Letters to the Editor - Spring 1992

By Helen Graham
Published in The Social Contract
Volume 2, Number 3 (Spring 1992)
Issue theme: "Words, symbols, and roadblocks in the immigration debate"
http://www.thesocialcontract.com/artman2/publish/tsc0203/article_145.shtml



Editor

After reading Leon Bouvier's Fifty Million Californians?, and the condensation of it in the January 1992 Social Contract, I wondered in what section of the library this book will be placed in the year 2020 fiction or non-fiction?

This book is much more frightening than any works of Stephen King because Fifty Million Californians? has a real possibility of coming true. Therefore, those of us who are concerned about the overpopulation problem in California must become even more zealous in our goal of recruiting more activists to champion this cause.

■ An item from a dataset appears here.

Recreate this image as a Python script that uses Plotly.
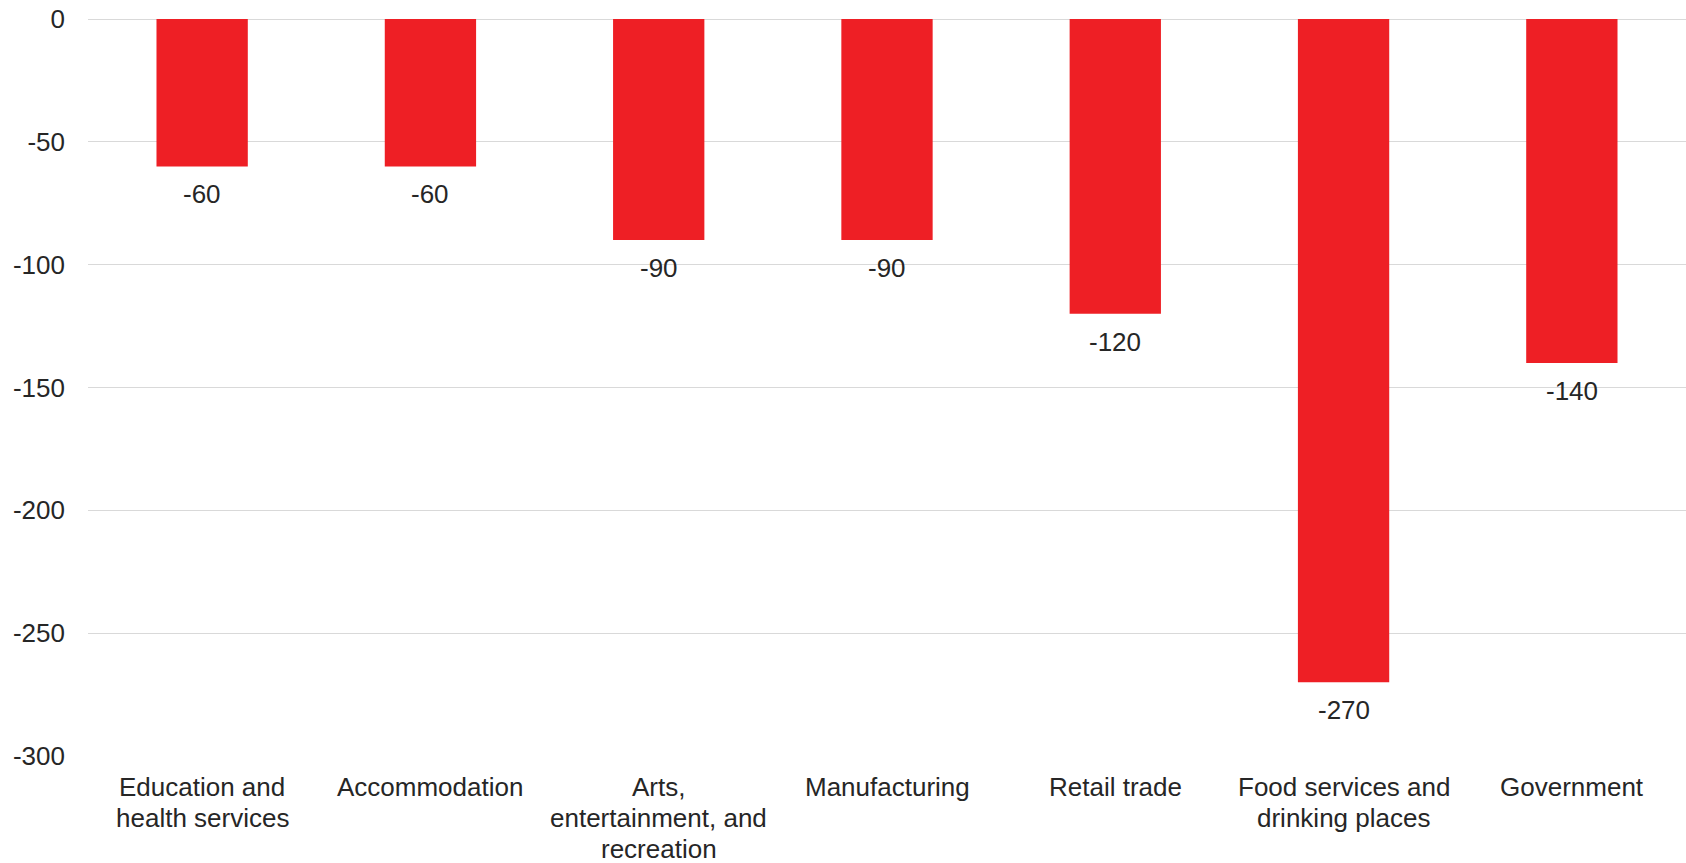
import plotly.graph_objects as go

# Change in employment by industry (thousands)
industries = [
    "Education and<br>health services",
    "Accommodation",
    "Arts,<br>entertainment, and<br>recreation",
    "Manufacturing",
    "Retail trade",
    "Food services and<br>drinking places",
    "Government",
]
job_change = [-60, -60, -90, -90, -120, -270, -140]
y_ticks = [0, -50, -100, -150, -200, -250, -300]

BAR_RED = "#EE1F25"
TEXT = "#262626"
GRID = "#D9D9D9"
FONT = "Liberation Sans, Arial, sans-serif"
LABEL_SIZE = 26
LINE_STEP = 31  # px between category label lines

fig = go.Figure(
    go.Bar(
        x=industries,
        y=job_change,
        marker=dict(color=BAR_RED, line=dict(width=0)),
        hoverinfo="x+y",
    )
)

# Value labels just below the end of each bar
for cat, val in zip(industries, job_change):
    fig.add_annotation(
        x=cat,
        y=val,
        text=str(val),
        showarrow=False,
        yanchor="middle",
        xanchor="center",
        yshift=-28,
        font=dict(family=FONT, size=LABEL_SIZE, color=TEXT),
    )

# Category labels under the axis, one line at a time for tight line spacing
for cat in industries:
    for i, line in enumerate(cat.split("<br>")):
        fig.add_annotation(
            x=cat,
            xref="x",
            y=0,
            yref="paper",
            text=line,
            showarrow=False,
            xanchor="center",
            yanchor="middle",
            yshift=-(LINE_STEP + i * LINE_STEP),
            font=dict(family=FONT, size=LABEL_SIZE, color=TEXT),
        )

fig.update_layout(
    width=1686,
    height=863,
    margin=dict(l=88, r=0, t=19, b=107, autoexpand=False),
    paper_bgcolor="white",
    plot_bgcolor="white",
    bargap=0.6,
    showlegend=False,
    font=dict(family=FONT, size=LABEL_SIZE, color=TEXT),
)

fig.update_xaxes(
    automargin=False,
    showgrid=False,
    showline=False,
    ticks="",
    showticklabels=False,
)

fig.update_yaxes(
    automargin=False,
    range=[-300, 0],
    tickvals=y_ticks,
    ticktext=[str(v) for v in y_ticks],
    showgrid=True,
    gridcolor=GRID,
    gridwidth=1,
    zeroline=True,
    zerolinecolor=GRID,
    zerolinewidth=1,
    showline=False,
    ticks="",
    tickfont=dict(family=FONT, size=LABEL_SIZE, color=TEXT),
    ticklabelstandoff=22,
)

fig.write_html("out.html")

All inputs into the population growth rate are of great concern. However, to change family traditions, religious beliefs and fertility rates in the world takes time, education and dedication - more time than I have. Therefore, the input that I am most concerned with is immigration. The immigration portion can be changed immediately with the enforcement of existing laws and a will on the part of our elected officials to do what the majority of the people in the state want done No illegal immigration, and a reasonable ceiling on legal immigration. The average citizen realizes that we cannot be the 911 or the escape valve for the world. Most people also realize that with close to 6 billion people in the world (and growing), it would be unrealistic to think there will not be economic want, natural disaster, or war some-where in the world. Our world will continue to create refugees. Can California be the resettlement zone?

It is not an important factor as to where immigration comes from. All people basically need the same things - jobs, education, health care, affordable housing, clean air, water, etc. All of the above are already in desperately short supply in 1991. Human beings cause problems for the resources, infrastructure, and environment of this state. Immigrants, like permanent residents, have neither a monopoly on, or immunity from, creating more problems. If the average illegal aliens are age 15, it is logical to assume they are en route to the job market, housing market, maternity wards and our clogged freeways. Does anyone consider this a benefit to California?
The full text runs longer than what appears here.